**** DATASET ROWS ****

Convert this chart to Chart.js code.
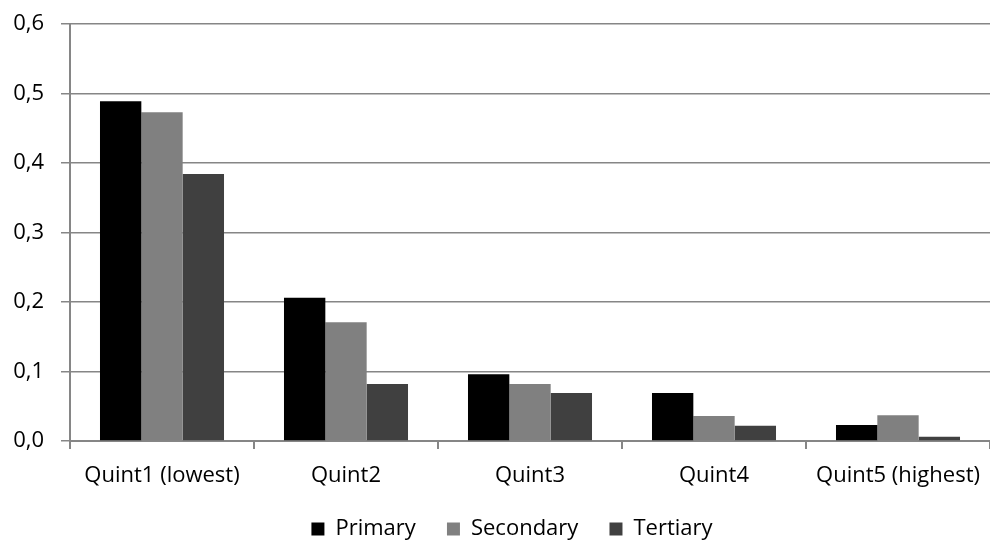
<!DOCTYPE html>
<html><head><meta charset="utf-8">
<script src="https://cdn.jsdelivr.net/npm/chart.js@4/dist/chart.umd.min.js"></script>
<style>html,body{margin:0;padding:0;background:#fff}#wrap{width:990px;height:541px}</style>
</head><body><div id="wrap"><canvas id="c" width="990" height="541"></canvas></div>
<script>
const categories = ["Quint1 (lowest)", "Quint2", "Quint3", "Quint4", "Quint5 (highest)"];
const primary = [0.489, 0.206, 0.096, 0.069, 0.023];
const secondary = [0.473, 0.171, 0.082, 0.036, 0.037];
const tertiary = [0.384, 0.082, 0.069, 0.022, 0.006];
const seriesNames = ["Primary", "Secondary", "Tertiary"];
const colors = ["#000000", "#808080", "#404040"];
const FONT = "'Open Sans', sans-serif";

const legendShift = {
  id: 'legendShift',
  afterLayout(chart) {
    const lg = chart.legend;
    if (!lg) return;
    lg.top += 9; lg.bottom += 9;
    lg.left += 17; lg.right += 17;
  }
};

new Chart(document.getElementById('c'), {
  type: 'bar',
  data: {
    labels: categories,
    datasets: [primary, secondary, tertiary].map((d, i) => ({
      label: seriesNames[i], data: d, backgroundColor: colors[i],
      borderWidth: 0, categoryPercentage: 0.674, barPercentage: 1
    }))
  },
  plugins: [legendShift],
  options: {
    responsive: false, animation: false,
    layout: {padding: {top: 24, left: 0, right: 0, bottom: 0}},
    plugins: {
      tooltip: {enabled: false},
      legend: {
        position: 'bottom',
        labels: {
          font: {family: FONT, size: 22}, color: '#000', boxWidth: 13, boxHeight: 13, padding: 14,
          generateLabels: chart => chart.data.datasets.map((ds, i) => ({
            text: ds.label + (i < chart.data.datasets.length - 1 ? '\u00a0\u00a0\u00a0' : ''),
            fillStyle: ds.backgroundColor, strokeStyle: ds.backgroundColor, lineWidth: 0,
            hidden: false, datasetIndex: i, fontColor: '#000'
          }))
        }
      }
    },
    scales: {
      x: {
        grid: {display: true, drawOnChartArea: false, drawTicks: true, tickLength: 8, color: '#868686', lineWidth: 2, offset: true},
        border: {color: '#868686', width: 2},
        ticks: {font: {family: FONT, size: 22}, color: '#000', padding: 14, maxRotation: 0, autoSkip: false},
        afterFit: s => { s.height = 54; s.paddingLeft = 0; s.paddingRight = 0; }
      },
      y: {
        min: 0, max: 0.6,
        grid: {color: '#868686', lineWidth: 1.5, tickLength: 9},
        border: {color: '#868686', width: 2},
        ticks: {stepSize: 0.1, font: {family: FONT, size: 22}, color: '#000', padding: 17,
          callback: v => v.toFixed(1).replace('.', ',')},
        afterFit: s => { s.width = 70; s.paddingTop = 0; s.paddingBottom = 0; }
      }
    }
  }
});
</script></body></html>
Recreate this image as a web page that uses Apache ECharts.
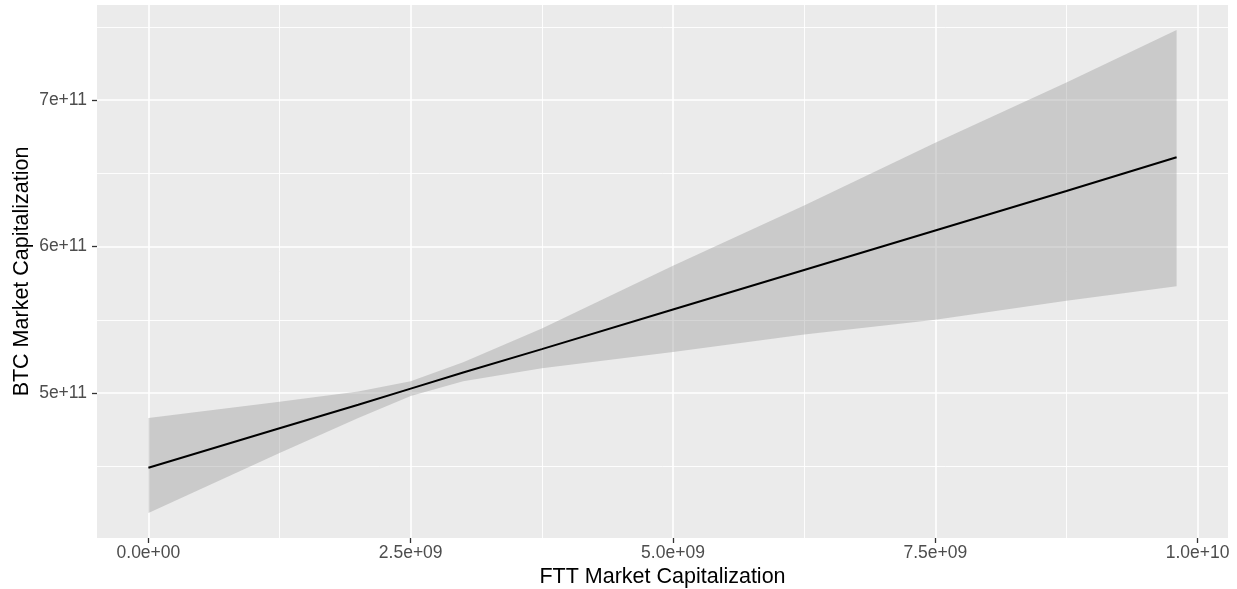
<!DOCTYPE html>
<html>
<head>
<meta charset="utf-8">
<script src="https://cdn.jsdelivr.net/npm/echarts@6/dist/echarts.min.js"></script>
<style>
  html, body { margin: 0; padding: 0; background: #fff; }
  #chart { width: 1237px; height: 589px; }
</style>
</head>
<body>
<div id="chart"></div>
<script>
// FTT market cap (x) and fitted BTC market cap with its confidence band
var fttCap   = [0, 1.25e9, 2.0e9, 2.5e9, 3.0e9, 3.75e9, 5.0e9, 6.25e9, 7.5e9, 8.75e9, 9.8e9];
var btcFit   = [4.49e11, 4.76e11, 4.92e11, 5.03e11, 5.14e11, 5.30e11, 5.57e11, 5.84e11, 6.11e11, 6.38e11, 6.61e11];
var btcUpper = [4.83e11, 4.94e11, 5.01e11, 5.08e11, 5.21e11, 5.44e11, 5.87e11, 6.28e11, 6.71e11, 7.12e11, 7.48e11];
var btcLower = [4.18e11, 4.59e11, 4.83e11, 4.98e11, 5.08e11, 5.17e11, 5.28e11, 5.40e11, 5.50e11, 5.63e11, 5.73e11];

// ticks
var xTicks = [0, 2.5e9, 5.0e9, 7.5e9, 1.0e10];
var xTickLabels = ['0.0e+00', '2.5e+09', '5.0e+09', '7.5e+09', '1.0e+10'];
var xMinor = [1.25e9, 3.75e9, 6.25e9, 8.75e9];
var yTicks = [5e11, 6e11, 7e11];
var yTickLabels = ['5e+11', '6e+11', '7e+11'];
var yMinor = [4.5e11, 5.5e11, 6.5e11, 7.5e11];

var chart = echarts.init(document.getElementById('chart'));

function tickLabel(ticks, labels) {
    return function (v) {
        for (var i = 0; i < ticks.length; i++) {
            if (Math.abs(ticks[i] - v) < 1) return labels[i];
        }
        return '';
    };
}

var fontFam = '"Liberation Sans", Arial, sans-serif';

var option = {
    animation: false,
    grid: {
        show: true,
        left: 97, right: 9, top: 5, bottom: 51,
        outerBoundsMode: 'none',
        containLabel: false,
        backgroundColor: '#EBEBEB',
        borderWidth: 0
    },
    xAxis: [
        {
            type: 'value',
            min: -0.49e9, max: 10.29e9,
            name: 'FTT Market Capitalization',
            nameLocation: 'middle',
            nameGap: 28,
            nameMoveOverlap: false,
            nameTextStyle: { color: '#000', fontSize: 21.5, fontFamily: fontFam },
            axisLine: { show: false, onZero: false },
            axisTick: { show: true, customValues: xTicks, length: 5, lineStyle: { color: '#333', width: 1.3 } },
            axisLabel: { customValues: xTicks, formatter: tickLabel(xTicks, xTickLabels),
                         color: '#4D4D4D', fontSize: 17.5, fontFamily: fontFam, margin: 6 },
            splitLine: { show: true, lineStyle: { color: '#fff', width: 1.6 } }
        },
        {
            type: 'value',
            min: -0.49e9, max: 10.29e9,
            axisLine: { show: false, onZero: false },
            axisTick: { show: false, customValues: xMinor },
            axisLabel: { show: false, customValues: xMinor },
            splitLine: { show: true, lineStyle: { color: '#fff', width: 0.9 } }
        }
    ],
    yAxis: [
        {
            type: 'value',
            min: 4.01e11, max: 7.65e11,
            name: 'BTC Market Capitalization',
            nameLocation: 'middle',
            nameGap: 64,
            nameMoveOverlap: false,
            nameTextStyle: { color: '#000', fontSize: 21.5, fontFamily: fontFam },
            axisLine: { show: false, onZero: false },
            axisTick: { show: true, customValues: yTicks, length: 5, lineStyle: { color: '#333', width: 1.3 } },
            axisLabel: { customValues: yTicks, formatter: tickLabel(yTicks, yTickLabels),
                         color: '#4D4D4D', fontSize: 17.5, fontFamily: fontFam, margin: 10 },
            splitLine: { show: true, lineStyle: { color: '#fff', width: 1.6 } }
        },
        {
            type: 'value',
            min: 4.01e11, max: 7.65e11,
            axisLine: { show: false, onZero: false },
            axisTick: { show: false, customValues: yMinor },
            axisLabel: { show: false, customValues: yMinor },
            splitLine: { show: true, lineStyle: { color: '#fff', width: 0.9 } }
        }
    ],
    series: [
        {
            // confidence band
            type: 'custom',
            xAxisIndex: 0, yAxisIndex: 0,
            silent: true,
            z: 2,
            data: fttCap.map(function (x, i) { return [x, btcLower[i], btcUpper[i]]; }),
            encode: { x: 0, y: [1, 2] },
            renderItem: function (params, api) {
                if (params.dataIndex !== 0) return null;
                var pts = [];
                for (var i = 0; i < fttCap.length; i++) pts.push(api.coord([fttCap[i], btcUpper[i]]));
                for (var j = fttCap.length - 1; j >= 0; j--) pts.push(api.coord([fttCap[j], btcLower[j]]));
                return {
                    type: 'polygon',
                    shape: { points: pts },
                    style: { fill: 'rgba(153,153,153,0.4)', stroke: null }
                };
            }
        },
        {
            type: 'line',
            xAxisIndex: 0, yAxisIndex: 0,
            z: 3,
            data: fttCap.map(function (x, i) { return [x, btcFit[i]]; }),
            showSymbol: false,
            lineStyle: { color: '#000', width: 2 }
        }
    ]
};

chart.setOption(option);
</script>
</body>
</html>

****

> [WHAT IS ASKED] Exactly as they stand, quote the lines beginning with the one that contains "Recreate this image" and ending with the one that contains "5.50e11, 5.63e11, 5.73e11];", with no pictures.

> [RESPONSE TO THIS EXERCISE]
Recreate this image as a web page that uses Apache ECharts.
<!DOCTYPE html>
<html>
<head>
<meta charset="utf-8">
<script src="https://cdn.jsdelivr.net/npm/echarts@6/dist/echarts.min.js"></script>
<style>
  html, body { margin: 0; padding: 0; background: #fff; }
  #chart { width: 1237px; height: 589px; }
</style>
</head>
<body>
<div id="chart"></div>
<script>
// FTT market cap (x) and fitted BTC market cap with its confidence band
var fttCap   = [0, 1.25e9, 2.0e9, 2.5e9, 3.0e9, 3.75e9, 5.0e9, 6.25e9, 7.5e9, 8.75e9, 9.8e9];
var btcFit   = [4.49e11, 4.76e11, 4.92e11, 5.03e11, 5.14e11, 5.30e11, 5.57e11, 5.84e11, 6.11e11, 6.38e11, 6.61e11];
var btcUpper = [4.83e11, 4.94e11, 5.01e11, 5.08e11, 5.21e11, 5.44e11, 5.87e11, 6.28e11, 6.71e11, 7.12e11, 7.48e11];
var btcLower = [4.18e11, 4.59e11, 4.83e11, 4.98e11, 5.08e11, 5.17e11, 5.28e11, 5.40e11, 5.50e11, 5.63e11, 5.73e11];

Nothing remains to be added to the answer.